▶ Instructions to follow
Every line from the one holding "Output the LaTeX" through the one holding "(ph3) at (695,188)" should be returned exactly, both included; the pictures should not.

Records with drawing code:
[BEGIN]

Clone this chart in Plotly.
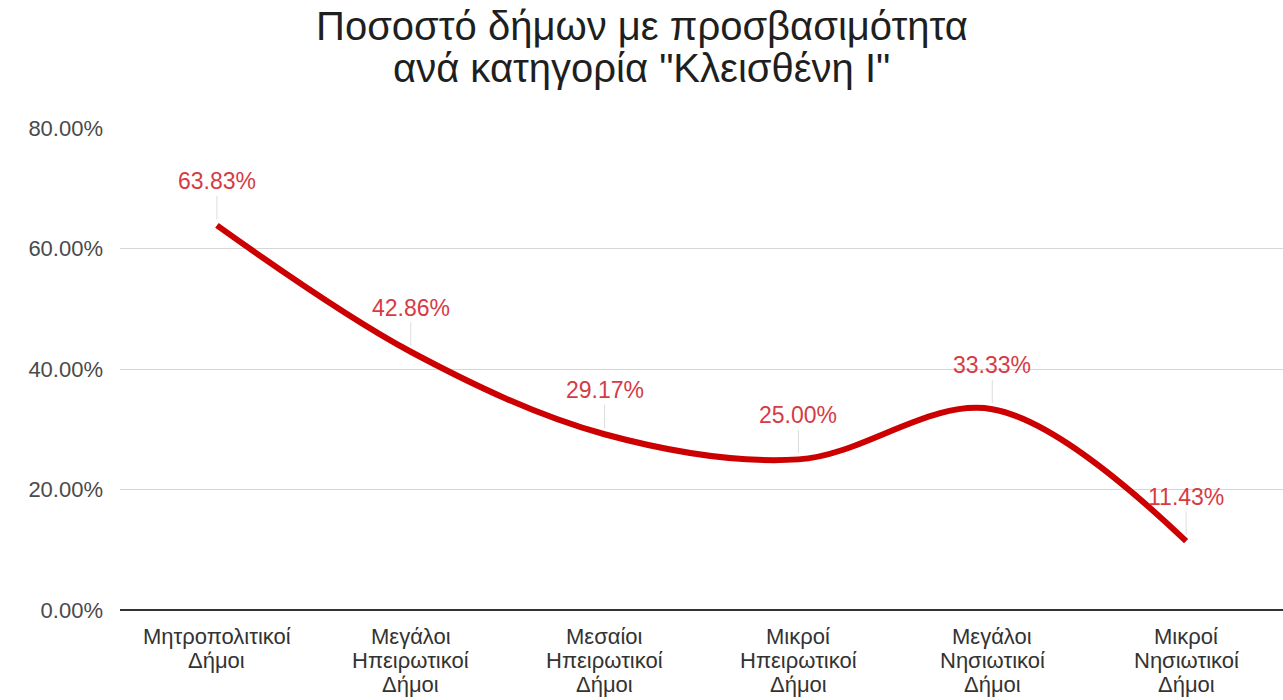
import plotly.graph_objects as go

# Κατηγορίες δήμων και ποσοστά προσβασιμότητας
categories = [
    "Μητροπολιτικοί<br>Δήμοι",
    "Μεγάλοι<br>Ηπειρωτικοί<br>Δήμοι",
    "Μεσαίοι<br>Ηπειρωτικοί<br>Δήμοι",
    "Μικροί<br>Ηπειρωτικοί<br>Δήμοι",
    "Μεγάλοι<br>Νησιωτικοί<br>Δήμοι",
    "Μικροί<br>Νησιωτικοί<br>Δήμοι",
]
values = [63.83, 42.86, 29.17, 25.00, 33.33, 11.43]
y_ticks = [0, 20, 40, 60, 80]
title_lines = ["Ποσοστό δήμων με προσβασιμότητα", "ανά κατηγορία \"Κλεισθένη Ι\""]

LINE_COLOR = "#cc0000"
LABEL_COLOR = "#d63b44"
FONT = "Liberation Sans, Arial, sans-serif"

MARGIN_L, MARGIN_T = 120, 128
PLOT_W = 1283 - MARGIN_L

fig = go.Figure()
fig.add_trace(go.Scatter(
    x=list(range(len(categories))),
    y=values,
    mode="lines",
    line=dict(color=LINE_COLOR, width=6, shape="spline", smoothing=1.0),
    hoverinfo="skip",
    showlegend=False,
))

# Ετικέτες τιμών με λευκό φόντο πίσω τους (διακόπτει τις γραμμές πλέγματος)
for i, v in enumerate(values):
    fig.add_shape(
        type="rect", layer="below",
        xref="x", yref="y", xsizemode="pixel", ysizemode="pixel",
        xanchor=i, yanchor=v,
        x0=-45, x1=45, y0=33, y1=56,
        fillcolor="white", line=dict(width=0),
    )
    fig.add_annotation(
        x=i, y=v, xref="x", yref="y",
        text=f"{v:.2f}%",
        showarrow=True, arrowhead=0, arrowwidth=1,
        arrowcolor="rgba(200,200,200,0.6)",
        ax=0, ay=-44, standoff=6,
        font=dict(family=FONT, size=23, color=LABEL_COLOR),
    )

# Ετικέτες κατηγοριών στον άξονα x, μία γραμμή κειμένου τη φορά (πυκνό διάστιχο)
for i, cat in enumerate(categories):
    for k, part in enumerate(cat.split("<br>")):
        fig.add_annotation(
            x=i, y=0, xref="x", yref="y",
            text=part, showarrow=False,
            xanchor="center", yanchor="middle",
            yshift=-(26 + 24 * k),
            font=dict(family=FONT, size=22, color="#333333"),
        )

# Τίτλος σε δύο γραμμές, κεντραρισμένος στο πλάτος της σελίδας
title_x = (1283 / 2 - MARGIN_L) / PLOT_W
for k, line in enumerate(title_lines):
    fig.add_annotation(
        x=title_x, xref="paper", y=1, yref="paper",
        xanchor="center", yanchor="middle",
        text=line, showarrow=False,
        yshift=(MARGIN_T - 26) - 42 * k,
        font=dict(family=FONT, size=40, color="#1f1f1f"),
    )

fig.update_layout(
    width=1283, height=700,
    paper_bgcolor="white", plot_bgcolor="white",
    margin=dict(l=MARGIN_L, r=0, t=MARGIN_T, b=90),
    font=dict(family=FONT),
    xaxis=dict(
        range=[-0.5, len(categories) - 0.5],
        showticklabels=False,
        showgrid=False, zeroline=False, showline=False, ticks="",
    ),
    yaxis=dict(
        range=[0, 80],
        tickmode="array", tickvals=y_ticks,
        ticktext=[f"{t:.2f}%" for t in y_ticks],
        showgrid=True, gridcolor="#d6d6d6", gridwidth=1,
        zeroline=True, zerolinecolor="#333333", zerolinewidth=1.5,
        showline=False, ticks="", ticklabelstandoff=16,
        tickfont=dict(family=FONT, size=22, color="#4a4a4a"),
    ),
)

fig.write_html("out.html")
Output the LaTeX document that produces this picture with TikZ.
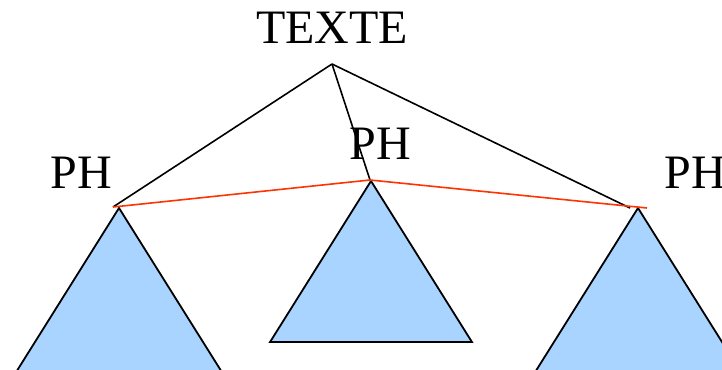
\documentclass[tikz,border=0pt]{standalone}
\usepackage{fontspec}
\setmainfont{Liberation Serif}
\usepackage{tikz}
\usetikzlibrary{positioning}

\definecolor{arbre}{RGB}{168,212,255}
\definecolor{lien}{RGB}{255,51,0}

\tikzset{
	etiq/.style={font=\fontsize{48bp}{58bp}\selectfont, inner sep=0pt, anchor=base},
	branche/.style={black, line width=1.6bp},
	soeur/.style={lien, line width=1.6bp},
	sousarbre/.style={fill=arbre, draw=black, line width=1.8bp, line join=miter}
}

\begin{document}
\begin{tikzpicture}[x=1bp, y=-1bp]
\useasboundingbox (0,0) rectangle (722,369);

% ---- sous-arbres ----
\foreach \ax/\ay/\h in {119/208/163,371/181/161,638/208/163}
	\filldraw[sousarbre] (\ax,\ay) -- ++({-0.627*\h},\h) -- ++({1.254*\h},0) -- cycle;

% ---- etiquettes ----
\node[etiq] (texte) at (332,43) {TEXTE};
\node[etiq] (ph1) at (81,188) {PH};
\node[etiq] (ph2) at (380,159) {PH};
\node[etiq] (ph3) at (695,188) {PH};

% ---- points d'attache ----
\coordinate (racine) at (332,64);
\coordinate (g) at (113,207);
\coordinate (m) at (370,180);
\coordinate (d) at (630,208);
\coordinate (dr) at (647,208);

% branches
\draw[branche] (racine) -- (g);
\draw[branche] (racine) -- (m);
\draw[branche] (racine) -- (d);
% lien rouge
\draw[soeur] (g) -- (m) -- (dr);
\end{tikzpicture}
\end{document}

[END]

▶ Written reply
Output the LaTeX document that produces this picture with TikZ.
\documentclass[tikz,border=0pt]{standalone}
\usepackage{fontspec}
\setmainfont{Liberation Serif}
\usepackage{tikz}
\usetikzlibrary{positioning}

\definecolor{arbre}{RGB}{168,212,255}
\definecolor{lien}{RGB}{255,51,0}

\tikzset{
	etiq/.style={font=\fontsize{48bp}{58bp}\selectfont, inner sep=0pt, anchor=base},
	branche/.style={black, line width=1.6bp},
	soeur/.style={lien, line width=1.6bp},
	sousarbre/.style={fill=arbre, draw=black, line width=1.8bp, line join=miter}
}

\begin{document}
\begin{tikzpicture}[x=1bp, y=-1bp]
\useasboundingbox (0,0) rectangle (722,369);

% ---- sous-arbres ----
\foreach \ax/\ay/\h in {119/208/163,371/181/161,638/208/163}
	\filldraw[sousarbre] (\ax,\ay) -- ++({-0.627*\h},\h) -- ++({1.254*\h},0) -- cycle;

% ---- etiquettes ----
\node[etiq] (texte) at (332,43) {TEXTE};
\node[etiq] (ph1) at (81,188) {PH};
\node[etiq] (ph2) at (380,159) {PH};
\node[etiq] (ph3) at (695,188) {PH};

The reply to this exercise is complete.